Seguindo um modelo já consagrado em outros games, a trilha sonora ganhou reforços interessantes e agora conta com um setlist de muito respeito como nunca antes na franquia. Há uma série de ótimas composições de vários gêneros que embalam o jogador nos momentos de preparação e configuração das corridas, que se somam a efeitos sonoros bastante competentes ao emular o ronco dos potentes motores V6 que embalam as competições.
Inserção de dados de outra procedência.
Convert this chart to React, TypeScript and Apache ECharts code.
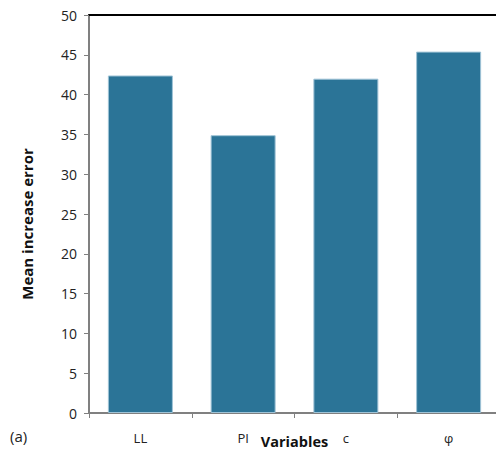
import React, { useEffect, useRef } from "react";
import * as echarts from "echarts";

const categories = ["LL", "PI", "c", "φ"];
const meanIncreaseError = [42.4, 34.9, 42.0, 45.4];
const yMin = 0;
const yMax = 50;
const yInterval = 5;

export default function App() {
  const ref = useRef<HTMLDivElement>(null);
  useEffect(() => {
    if (!ref.current) return;
    const chart = echarts.init(ref.current, undefined, { renderer: "svg" });
    const font = "'Open Sans', 'Liberation Sans', sans-serif";
    chart.setOption({
      animation: false,
      grid: { left: 89, top: 15, width: 411, height: 398, containLabel: false, outerBoundsMode: "none" },
      xAxis: [
        {
          type: "category",
          data: categories,
          position: "bottom",
          axisLine: { lineStyle: { color: "#808080", width: 2 } },
          axisTick: { show: true, length: 5, lineStyle: { color: "#808080", width: 1 } },
          axisLabel: { color: "#222", fontSize: 13, fontFamily: font, margin: 18 },
          name: "Variables",
          nameLocation: "middle",
          nameGap: 21,
          nameMoveOverlap: false,
          nameTextStyle: { color: "#111", fontSize: 14.5, fontWeight: "bold", fontFamily: font },
        },
        {
          type: "category",
          data: categories,
          position: "top",
          axisLine: { lineStyle: { color: "#000", width: 2 } },
          axisTick: { show: false },
          axisLabel: { show: false },
        },
      ],
      yAxis: {
        type: "value",
        min: yMin,
        max: yMax,
        interval: yInterval,
        axisLine: { show: true, lineStyle: { color: "#808080", width: 2 } },
        axisTick: { show: true, length: 5, lineStyle: { color: "#808080", width: 1 } },
        splitLine: { show: false },
        axisLabel: { color: "#222", fontSize: 14, fontFamily: font, margin: 12 },
        name: "Mean increase error",
        nameLocation: "middle",
        nameGap: 55,
        nameMoveOverlap: false,
        nameTextStyle: { color: "#111", fontSize: 15, fontWeight: "bold", fontFamily: font, padding: [0, 20, 0, 0] },
      },
      graphic: [
        {
          type: "text",
          left: 10,
          top: 428,
          style: { text: "(a)", fontSize: 15, fill: "#222", fontFamily: font },
        },
      ],
      series: [
        {
          type: "bar",
          data: meanIncreaseError,
          barWidth: 65,
          itemStyle: { color: "#2B7497", borderColor: "#9fc3d6", borderWidth: 1 },
        },
      ],
    });
    return () => chart.dispose();
  }, []);
  return <div ref={ref} style={{ width: 496, height: 450, position: "absolute", left: 0, top: 0 }} />;
}
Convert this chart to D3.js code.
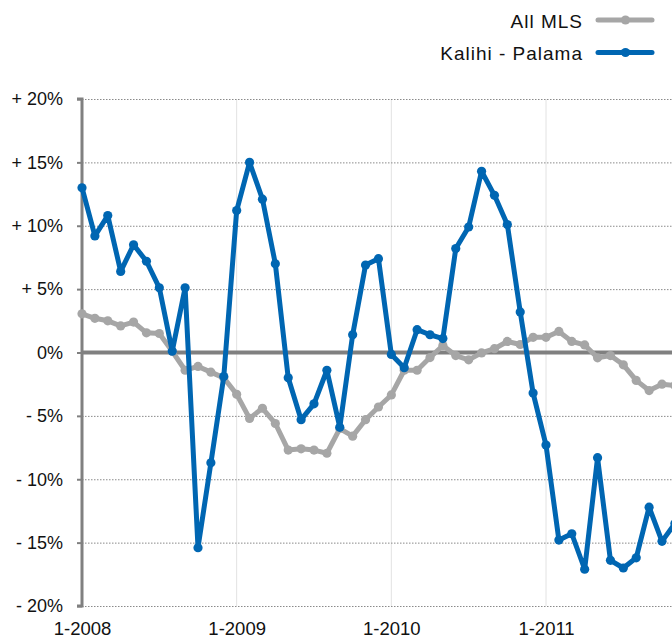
<!DOCTYPE html>
<html>
<head>
<meta charset="utf-8">
<script src="https://cdn.jsdelivr.net/npm/d3@7"></script>
<style>
  html, body { margin: 0; padding: 0; background: #fff; }
  svg { display: block; font-family: "Liberation Sans", Arial, Helvetica, sans-serif; }
</style>
</head>
<body>
<svg id="chart" width="672" height="637"></svg>
<script>
// ---- data ----
const months = [
  "1-2008","2-2008","3-2008","4-2008","5-2008","6-2008","7-2008","8-2008","9-2008","10-2008","11-2008","12-2008",
  "1-2009","2-2009","3-2009","4-2009","5-2009","6-2009","7-2009","8-2009","9-2009","10-2009","11-2009","12-2009",
  "1-2010","2-2010","3-2010","4-2010","5-2010","6-2010","7-2010","8-2010","9-2010","10-2010","11-2010","12-2010",
  "1-2011","2-2011","3-2011","4-2011","5-2011","6-2011","7-2011","8-2011","9-2011","10-2011","11-2011"
];
const allMLS = [
  3.05, 2.7, 2.5, 2.1, 2.4, 1.55, 1.5, 0.1, -1.4, -1.1, -1.55, -2.0,
  -3.3, -5.2, -4.4, -5.6, -7.7, -7.6, -7.7, -7.95, -6.0, -6.6, -5.3, -4.3,
  -3.35, -1.4, -1.4, -0.4, 0.55, -0.24, -0.58, -0.03, 0.3, 0.87, 0.63, 1.2,
  1.2, 1.66, 0.87, 0.6, -0.42, -0.24, -0.97, -2.2, -3.0, -2.5, -2.6
];
const kalihiPalama = [
  13.0, 9.2, 10.8, 6.4, 8.5, 7.2, 5.1, 0.1, 5.1, -15.4, -8.7, -1.9,
  11.2, 15.0, 12.1, 7.0, -2.0, -5.3, -4.05, -1.4, -5.9, 1.4, 6.9, 7.4,
  -0.15, -1.2, 1.8, 1.4, 1.1, 8.2, 9.9, 14.3, 12.4, 10.1, 3.2, -3.2,
  -7.3, -14.8, -14.3, -17.1, -8.3, -16.4, -17.0, -16.2, -12.2, -14.9, -13.5
];
const yTicks = [20, 15, 10, 5, 0, -5, -10, -15, -20];
const yTickLabels = ["+ 20%", "+ 15%", "+ 10%", "+ 5%", "0%", "- 5%", "- 10%", "- 15%", "- 20%"];
const xTickLabels = ["1-2008", "1-2009", "1-2010", "1-2011"];
const seriesNames = ["All MLS", "Kalihi - Palama"];

// ---- layout ----
const W = 672, H = 637;
const svg = d3.select("#chart");
const x = d3.scaleLinear().domain([0, 36]).range([82, 546]);
const y = d3.scaleLinear().domain([-20, 20]).range([606, 99]);
const grey = "#a6a6a6", blue = "#0066b2", axisGrey = "#808080";

// vertical year gridlines
const xTickIdx = xTickLabels.map(l => months.indexOf(l));
svg.append("g").selectAll("line").data(xTickIdx.slice(1)).join("line")
  .attr("x1", d => x(d)).attr("x2", d => x(d))
  .attr("y1", y(20)).attr("y2", y(-20))
  .attr("stroke", "#e2e2e2").attr("stroke-width", 1);

// horizontal dotted gridlines
svg.append("g").selectAll("line").data(yTicks.filter(d => d !== 0)).join("line")
  .attr("x1", x(0)).attr("x2", W)
  .attr("y1", d => y(d) + 0.5).attr("y2", d => y(d) + 0.5)
  .attr("stroke", "#8a8a8a").attr("stroke-width", 1)
  .attr("stroke-dasharray", "1.5,1.5");

// y axis
const yAxis = d3.axisLeft(y).tickValues(yTicks)
  .tickFormat((d, i) => yTickLabels[i]).tickSize(5).tickPadding(14);
const ya = svg.append("g").attr("transform", `translate(${x(0)},0)`).call(yAxis);
ya.select(".domain").attr("stroke", axisGrey).attr("stroke-width", 3);
ya.selectAll(".tick line").attr("stroke", axisGrey).attr("stroke-width", 2);
ya.selectAll(".tick text").attr("font-size", 18).attr("fill", "#111")
  .attr("font-family", "'Liberation Sans', Arial, sans-serif");
ya.select(".domain").attr("d", `M-5,${y(20)}H0V${y(-20)}H-5`);

// zero line
svg.append("line")
  .attr("x1", x(0)).attr("x2", W)
  .attr("y1", y(0)).attr("y2", y(0))
  .attr("stroke", axisGrey).attr("stroke-width", 4);

// x axis labels
const xAxis = d3.axisBottom(x).tickValues(xTickIdx)
  .tickFormat((d, i) => xTickLabels[i]).tickSize(0).tickPadding(0);
const xa = svg.append("g").attr("transform", `translate(0,${y(-20)})`).call(xAxis);
xa.select(".domain").remove();
xa.selectAll(".tick text").attr("font-size", 18.5).attr("fill", "#111")
  .attr("dy", null).attr("y", 28.5)
  .attr("font-family", "'Liberation Sans', Arial, sans-serif");

// series
const line = d3.line().x((d, i) => x(i)).y(d => y(d));
function drawSeries(data, color) {
  const g = svg.append("g");
  g.append("path").datum(data).attr("d", line)
    .attr("fill", "none").attr("stroke", color).attr("stroke-width", 5)
    .attr("stroke-linejoin", "round").attr("stroke-linecap", "round");
  g.selectAll("circle").data(data).join("circle")
    .attr("cx", (d, i) => x(i)).attr("cy", d => y(d)).attr("r", 4.6)
    .attr("fill", color);
}
drawSeries(allMLS, grey);
drawSeries(kalihiPalama, blue);

// legend
const legend = svg.append("g");
const legendColors = [grey, blue];
const legendY = [20, 52.5];
seriesNames.forEach((name, i) => {
  legend.append("text").attr("x", 583).attr("y", legendY[i] + 7.5)
    .attr("text-anchor", "end").attr("font-size", 19).attr("letter-spacing", 1)
    .attr("fill", "#111").text(name);
  legend.append("line").attr("x1", 598).attr("x2", 652)
    .attr("y1", legendY[i]).attr("y2", legendY[i])
    .attr("stroke", legendColors[i]).attr("stroke-width", 5).attr("stroke-linecap", "round");
  legend.append("circle").attr("cx", 625.5).attr("cy", legendY[i]).attr("r", 4.6)
    .attr("fill", legendColors[i]);
});
</script>
</body>
</html>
Os diálogos com a equipe – todos muito bem localizados para o português brasileiro tanto em termos de vozes quanto de legendas – também são bem contextualizados e prestar atenção nas informações dos bastidores é muito interessante, ainda que isso exija um nível de atenção seguro para não desviar o foco da próxima curva.
Parece um tanto quanto óbvio dizer que mesmo não revolucionando a série, a edição F1 22 é um nítido avanço para a franquia e se a equipe de desenvolvimento já havia se superado no ano passado, é fato que estamos diante do melhor jogo de Fórmula 1 já feito, equilibrando excelência tanto em fatores técnicos quanto nos de jogabilidade. É muito significativo sentir ter o controle real do carro mesmo quando a dificuldade é elevada ou quando tudo parece estar dando errado, e provavelmente este seja o fator que mais me agrada em simuladores de corrida como este. Se alguns aspectos extra-pista são um pouco mais tímidos e os modos não tragam qualquer desvio do que vemos na categoria, aquilo que está posto funciona muito bem, envolve e torna o game uma recomendação forte para os amantes de esportes sobre as quatro rodas.
Jogo analisado no PS5 com código fornecido pela Electronic Arts.
Veredito
F1 22 é, sem sombra de dúvidas, o melhor jogo da franquia lançado até aqui. Belíssimo visualmente, é sólido e polido em suas mecânicas dentro e fora das pistas, oferecendo uma jogabilidade precisa e adaptável a qualquer tipo de jogador, proporcionando uma experiência completa, desafiadora e bem equilibrada deste esporte.
F1 22 is, without a doubt, the best game of the franchise released so far. Visually beautiful, it is solid and polished in its mechanics on and off the track, offering precise gameplay adaptable to any type of player, providing a complete, challenging, and well-balanced experience of this sport.